From the listing below, extract each line containing the string "chart".

* BEGIN *

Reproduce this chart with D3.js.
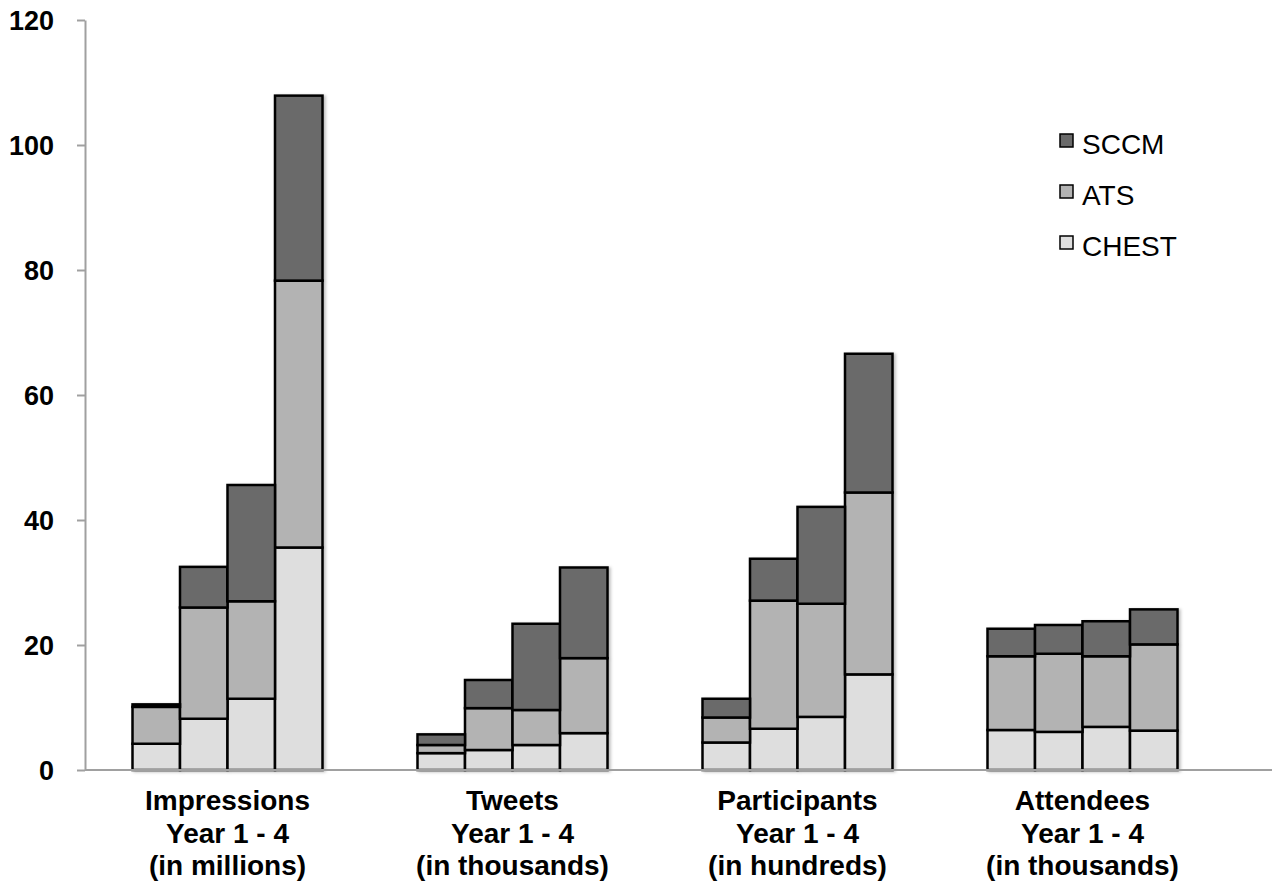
<!DOCTYPE html>
<html>
<head>
<meta charset="utf-8">
<script src="https://cdn.jsdelivr.net/npm/d3@7"></script>
<style>
  html, body { margin: 0; padding: 0; background: #fff; }
  svg { display: block; }
  text { font-family: "Liberation Sans", Arial, sans-serif; }
</style>
</head>
<body>
<svg id="chart" width="1275" height="886"></svg>
<script>
// ---- data ----
const groups = ["Impressions", "Tweets", "Participants", "Attendees"];
const groupLabels = [
  ["Impressions", "Year 1 - 4", "(in millions)"],
  ["Tweets", "Year 1 - 4", "(in thousands)"],
  ["Participants", "Year 1 - 4", "(in hundreds)"],
  ["Attendees", "Year 1 - 4", "(in thousands)"]
];
const years = ["Year 1", "Year 2", "Year 3", "Year 4"];
const seriesNames = ["CHEST", "ATS", "SCCM"];
// segment values per group, per year
const chest = [
  [4.2, 8.2, 11.4, 35.6],
  [2.7, 3.2, 4.0, 5.9],
  [4.4, 6.6, 8.5, 15.3],
  [6.4, 6.1, 6.9, 6.3]
];
const ats = [
  [5.9, 17.8, 15.6, 42.7],
  [1.3, 6.7, 5.6, 12.0],
  [4.0, 20.5, 18.1, 29.1],
  [11.8, 12.5, 11.3, 13.8]
];
const sccm = [
  [0.4, 6.5, 18.6, 29.6],
  [1.7, 4.5, 13.8, 14.5],
  [3.0, 6.7, 15.5, 22.2],
  [4.4, 4.6, 5.6, 5.6]
];
const yTicks = [0, 20, 40, 60, 80, 100, 120];
const colors = { CHEST: "#dedede", ATS: "#b3b3b3", SCCM: "#6a6a6a" };

// ---- build table ----
const rows = [];
groups.forEach((g, gi) => {
  years.forEach((y, yi) => {
    rows.push({ group: g, year: y, CHEST: chest[gi][yi], ATS: ats[gi][yi], SCCM: sccm[gi][yi] });
  });
});
const stacked = d3.stack().keys(seriesNames)(rows);

const svg = d3.select("#chart");
const axisX = 85, baseY = 770, topY = 20, axisEnd = 1272;

const y = d3.scaleLinear().domain([0, 120]).range([baseY, topY]);
const x0 = d3.scaleBand().domain(groups).range([axisX, axisX + 4 * 285]).paddingInner(1/3).paddingOuter(1/6);
const x1 = d3.scaleBand().domain(years).range([0, x0.bandwidth()]).padding(0);

// shadow filter
const defs = svg.append("defs");
const f = defs.append("filter").attr("id", "sh").attr("x", "-10%").attr("y", "-10%").attr("width", "130%").attr("height", "130%");
f.append("feDropShadow").attr("dx", 2).attr("dy", 1).attr("stdDeviation", 1.5).attr("flood-color", "#000").attr("flood-opacity", 0.25);

// bars
const layer = svg.append("g").attr("filter", "url(#sh)");
stacked.forEach(s => {
  layer.append("g").selectAll("rect").data(s).join("rect")
    .attr("x", d => x0(d.data.group) + x1(d.data.year))
    .attr("y", d => y(d[1]))
    .attr("width", x1.bandwidth())
    .attr("height", d => y(d[0]) - y(d[1]))
    .attr("fill", colors[s.key])
    .attr("stroke", "#000")
    .attr("stroke-width", 2.5);
});

// y axis
const yAxis = svg.append("g").attr("transform", `translate(${axisX},0)`)
  .call(d3.axisLeft(y).tickValues(yTicks).tickSize(8).tickSizeOuter(0).tickPadding(23).tickFormat(d3.format("d")));
yAxis.select(".domain").attr("stroke", "#a0a0a0").attr("stroke-width", 2);
yAxis.selectAll(".tick line").attr("stroke", "#a0a0a0").attr("stroke-width", 2);
yAxis.selectAll(".tick text")
  .attr("font-family", "Liberation Sans, Arial, sans-serif")
  .attr("font-size", 27).attr("font-weight", "bold").attr("fill", "#000")
  .attr("dy", "0.35em");

// x axis line
svg.append("line").attr("x1", axisX).attr("x2", axisEnd).attr("y1", baseY).attr("y2", baseY)
  .attr("stroke", "#a0a0a0").attr("stroke-width", 2);

// category labels
const lineY = [810, 843, 875];
groups.forEach((g, gi) => {
  const cx = x0(g) + x0.bandwidth() / 2;
  groupLabels[gi].forEach((t, li) => {
    svg.append("text")
      .attr("x", cx).attr("y", lineY[li])
      .attr("text-anchor", "middle")
      .attr("font-size", 28).attr("font-weight", "bold").attr("fill", "#000")
      .text(t);
  });
});

// legend
const legendOrder = ["SCCM", "ATS", "CHEST"];
legendOrder.forEach((k, i) => {
  const ly = 134 + i * 51;
  svg.append("rect").attr("x", 1060).attr("y", ly).attr("width", 13).attr("height", 13)
    .attr("fill", colors[k]).attr("stroke", "#000").attr("stroke-width", 1.5);
  svg.append("text")
    .attr("x", 1082).attr("y", ly + 20)
    .attr("font-size", 28).attr("fill", "#000")
    .text(k);
});
</script>
</body>
</html>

* END *

** REPLY **
Reproduce this chart with D3.js.
<svg id="chart" width="1275" height="886"></svg>
const svg = d3.select("#chart");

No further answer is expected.